(Records from a collection)
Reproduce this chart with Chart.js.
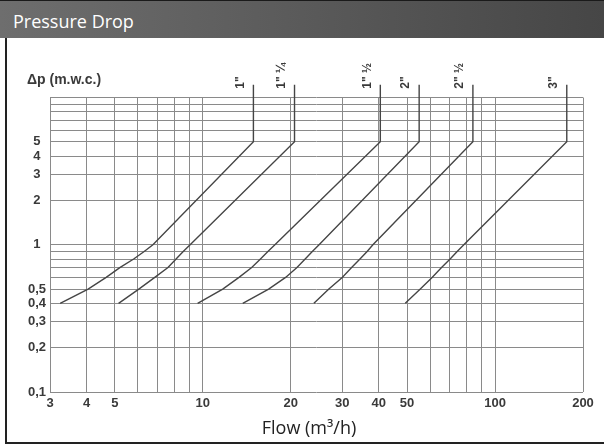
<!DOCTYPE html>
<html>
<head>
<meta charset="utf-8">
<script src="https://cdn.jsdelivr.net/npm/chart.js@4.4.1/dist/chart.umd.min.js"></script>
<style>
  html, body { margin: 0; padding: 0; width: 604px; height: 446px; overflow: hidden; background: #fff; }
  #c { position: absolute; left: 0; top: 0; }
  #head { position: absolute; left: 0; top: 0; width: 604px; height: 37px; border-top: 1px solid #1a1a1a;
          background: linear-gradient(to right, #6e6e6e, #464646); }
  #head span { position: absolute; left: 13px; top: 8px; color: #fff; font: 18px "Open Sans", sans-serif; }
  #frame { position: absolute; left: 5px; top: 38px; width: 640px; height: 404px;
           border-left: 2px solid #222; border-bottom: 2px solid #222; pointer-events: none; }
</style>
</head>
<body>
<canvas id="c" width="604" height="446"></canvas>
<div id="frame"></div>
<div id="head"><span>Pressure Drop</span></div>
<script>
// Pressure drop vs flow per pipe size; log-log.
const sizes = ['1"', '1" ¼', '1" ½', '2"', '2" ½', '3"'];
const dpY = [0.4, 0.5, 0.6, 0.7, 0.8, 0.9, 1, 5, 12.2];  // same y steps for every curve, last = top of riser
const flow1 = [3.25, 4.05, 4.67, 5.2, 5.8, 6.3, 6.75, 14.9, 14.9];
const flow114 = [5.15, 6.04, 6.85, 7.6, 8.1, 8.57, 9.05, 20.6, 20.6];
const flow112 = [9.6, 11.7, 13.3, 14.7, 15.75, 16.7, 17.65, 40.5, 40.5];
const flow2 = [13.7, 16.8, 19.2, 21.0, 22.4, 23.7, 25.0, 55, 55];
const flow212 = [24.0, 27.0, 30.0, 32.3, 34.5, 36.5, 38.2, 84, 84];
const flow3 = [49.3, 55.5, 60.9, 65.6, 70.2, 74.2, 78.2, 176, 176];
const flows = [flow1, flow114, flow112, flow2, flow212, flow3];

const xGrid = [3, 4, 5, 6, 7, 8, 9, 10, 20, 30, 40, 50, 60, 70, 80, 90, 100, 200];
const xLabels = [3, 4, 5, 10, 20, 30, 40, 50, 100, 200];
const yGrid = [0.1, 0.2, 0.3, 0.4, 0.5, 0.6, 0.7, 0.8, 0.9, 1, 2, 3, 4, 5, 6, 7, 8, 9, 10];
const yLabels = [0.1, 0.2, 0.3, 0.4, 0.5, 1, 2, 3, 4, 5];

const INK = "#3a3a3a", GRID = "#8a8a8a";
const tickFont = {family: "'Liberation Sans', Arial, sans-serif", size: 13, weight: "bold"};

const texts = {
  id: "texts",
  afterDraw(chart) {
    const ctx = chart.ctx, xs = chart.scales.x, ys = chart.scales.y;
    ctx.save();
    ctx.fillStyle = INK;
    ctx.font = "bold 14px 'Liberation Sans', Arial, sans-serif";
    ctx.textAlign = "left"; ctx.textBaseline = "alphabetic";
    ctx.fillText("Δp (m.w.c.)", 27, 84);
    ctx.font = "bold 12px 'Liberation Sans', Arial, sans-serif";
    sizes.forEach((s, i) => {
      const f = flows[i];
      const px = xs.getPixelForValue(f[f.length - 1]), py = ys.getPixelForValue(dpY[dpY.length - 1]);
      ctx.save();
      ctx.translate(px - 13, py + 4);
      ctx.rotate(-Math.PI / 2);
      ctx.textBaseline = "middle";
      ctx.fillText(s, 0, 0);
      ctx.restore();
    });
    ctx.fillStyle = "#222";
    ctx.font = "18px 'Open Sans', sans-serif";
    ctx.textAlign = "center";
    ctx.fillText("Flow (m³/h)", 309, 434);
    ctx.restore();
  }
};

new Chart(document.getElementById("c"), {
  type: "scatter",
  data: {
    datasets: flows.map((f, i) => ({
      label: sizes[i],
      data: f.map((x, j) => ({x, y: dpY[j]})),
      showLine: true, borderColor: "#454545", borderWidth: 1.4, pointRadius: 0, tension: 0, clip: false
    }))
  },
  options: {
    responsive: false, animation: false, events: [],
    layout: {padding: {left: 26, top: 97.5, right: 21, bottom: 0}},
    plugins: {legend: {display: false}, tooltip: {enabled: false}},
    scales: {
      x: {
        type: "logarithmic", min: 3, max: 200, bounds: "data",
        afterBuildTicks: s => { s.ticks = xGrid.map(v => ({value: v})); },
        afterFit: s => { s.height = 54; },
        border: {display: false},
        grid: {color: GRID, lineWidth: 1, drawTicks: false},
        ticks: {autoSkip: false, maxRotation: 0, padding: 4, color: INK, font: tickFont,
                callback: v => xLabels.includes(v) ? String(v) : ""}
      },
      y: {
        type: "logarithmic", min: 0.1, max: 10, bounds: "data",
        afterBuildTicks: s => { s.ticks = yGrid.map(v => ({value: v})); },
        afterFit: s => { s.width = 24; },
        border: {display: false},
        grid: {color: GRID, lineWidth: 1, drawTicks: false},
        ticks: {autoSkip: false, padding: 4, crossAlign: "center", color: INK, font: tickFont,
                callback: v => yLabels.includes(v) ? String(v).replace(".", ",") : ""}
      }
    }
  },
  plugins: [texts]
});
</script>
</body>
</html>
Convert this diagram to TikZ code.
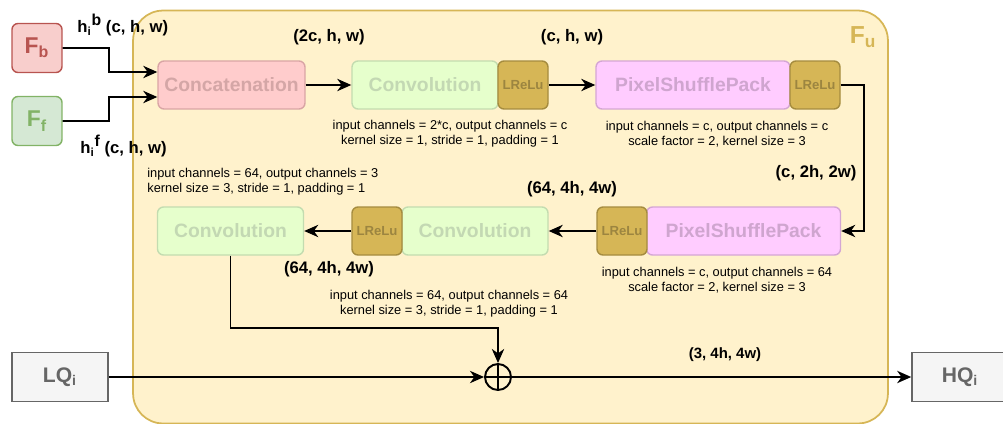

**What is needed**
Print all the records again exactly; do not include any picture.

**Answer in full**
Reproduce this chart with Chart.js.
<!DOCTYPE html>
<html>
<head>
<meta charset="utf-8">
<script src="https://cdn.jsdelivr.net/npm/chart.js@4.4.1/dist/chart.umd.min.js"></script>
<style>
  html, body { margin: 0; padding: 0; width: 604px; height: 446px; overflow: hidden; background: #fff; }
  #c { position: absolute; left: 0; top: 0; }
  #head { position: absolute; left: 0; top: 0; width: 604px; height: 37px; border-top: 1px solid #1a1a1a;
          background: linear-gradient(to right, #6e6e6e, #464646); }
  #head span { position: absolute; left: 13px; top: 8px; color: #fff; font: 18px "Open Sans", sans-serif; }
  #frame { position: absolute; left: 5px; top: 38px; width: 640px; height: 404px;
           border-left: 2px solid #222; border-bottom: 2px solid #222; pointer-events: none; }
</style>
</head>
<body>
<canvas id="c" width="604" height="446"></canvas>
<div id="frame"></div>
<div id="head"><span>Pressure Drop</span></div>
<script>
// Pressure drop vs flow per pipe size; log-log.
const sizes = ['1"', '1" ¼', '1" ½', '2"', '2" ½', '3"'];
const dpY = [0.4, 0.5, 0.6, 0.7, 0.8, 0.9, 1, 5, 12.2];  // same y steps for every curve, last = top of riser
const flow1 = [3.25, 4.05, 4.67, 5.2, 5.8, 6.3, 6.75, 14.9, 14.9];
const flow114 = [5.15, 6.04, 6.85, 7.6, 8.1, 8.57, 9.05, 20.6, 20.6];
const flow112 = [9.6, 11.7, 13.3, 14.7, 15.75, 16.7, 17.65, 40.5, 40.5];
const flow2 = [13.7, 16.8, 19.2, 21.0, 22.4, 23.7, 25.0, 55, 55];
const flow212 = [24.0, 27.0, 30.0, 32.3, 34.5, 36.5, 38.2, 84, 84];
const flow3 = [49.3, 55.5, 60.9, 65.6, 70.2, 74.2, 78.2, 176, 176];
const flows = [flow1, flow114, flow112, flow2, flow212, flow3];

const xGrid = [3, 4, 5, 6, 7, 8, 9, 10, 20, 30, 40, 50, 60, 70, 80, 90, 100, 200];
const xLabels = [3, 4, 5, 10, 20, 30, 40, 50, 100, 200];
const yGrid = [0.1, 0.2, 0.3, 0.4, 0.5, 0.6, 0.7, 0.8, 0.9, 1, 2, 3, 4, 5, 6, 7, 8, 9, 10];
const yLabels = [0.1, 0.2, 0.3, 0.4, 0.5, 1, 2, 3, 4, 5];

const INK = "#3a3a3a", GRID = "#8a8a8a";
const tickFont = {family: "'Liberation Sans', Arial, sans-serif", size: 13, weight: "bold"};

const texts = {
  id: "texts",
  afterDraw(chart) {
    const ctx = chart.ctx, xs = chart.scales.x, ys = chart.scales.y;
    ctx.save();
    ctx.fillStyle = INK;
    ctx.font = "bold 14px 'Liberation Sans', Arial, sans-serif";
    ctx.textAlign = "left"; ctx.textBaseline = "alphabetic";
    ctx.fillText("Δp (m.w.c.)", 27, 84);
    ctx.font = "bold 12px 'Liberation Sans', Arial, sans-serif";
    sizes.forEach((s, i) => {
      const f = flows[i];
      const px = xs.getPixelForValue(f[f.length - 1]), py = ys.getPixelForValue(dpY[dpY.length - 1]);
      ctx.save();
      ctx.translate(px - 13, py + 4);
      ctx.rotate(-Math.PI / 2);
      ctx.textBaseline = "middle";
      ctx.fillText(s, 0, 0);
      ctx.restore();
    });
    ctx.fillStyle = "#222";
    ctx.font = "18px 'Open Sans', sans-serif";
    ctx.textAlign = "center";
    ctx.fillText("Flow (m³/h)", 309, 434);
    ctx.restore();
  }
};

new Chart(document.getElementById("c"), {
  type: "scatter",
  data: {
    datasets: flows.map((f, i) => ({
      label: sizes[i],
      data: f.map((x, j) => ({x, y: dpY[j]})),
      showLine: true, borderColor: "#454545", borderWidth: 1.4, pointRadius: 0, tension: 0, clip: false
    }))
  },
  options: {
    responsive: false, animation: false, events: [],
    layout: {padding: {left: 26, top: 97.5, right: 21, bottom: 0}},
    plugins: {legend: {display: false}, tooltip: {enabled: false}},
    scales: {
      x: {
        type: "logarithmic", min: 3, max: 200, bounds: "data",
        afterBuildTicks: s => { s.ticks = xGrid.map(v => ({value: v})); },
        afterFit: s => { s.height = 54; },
        border: {display: false},
        grid: {color: GRID, lineWidth: 1, drawTicks: false},
        ticks: {autoSkip: false, maxRotation: 0, padding: 4, color: INK, font: tickFont,
                callback: v => xLabels.includes(v) ? String(v) : ""}
      },
      y: {
        type: "logarithmic", min: 0.1, max: 10, bounds: "data",
        afterBuildTicks: s => { s.ticks = yGrid.map(v => ({value: v})); },
        afterFit: s => { s.width = 24; },
        border: {display: false},
        grid: {color: GRID, lineWidth: 1, drawTicks: false},
        ticks: {autoSkip: false, padding: 4, crossAlign: "center", color: INK, font: tickFont,
                callback: v => yLabels.includes(v) ? String(v).replace(".", ",") : ""}
      }
    }
  },
  plugins: [texts]
});
</script>
</body>
</html>
Convert this diagram to TikZ code.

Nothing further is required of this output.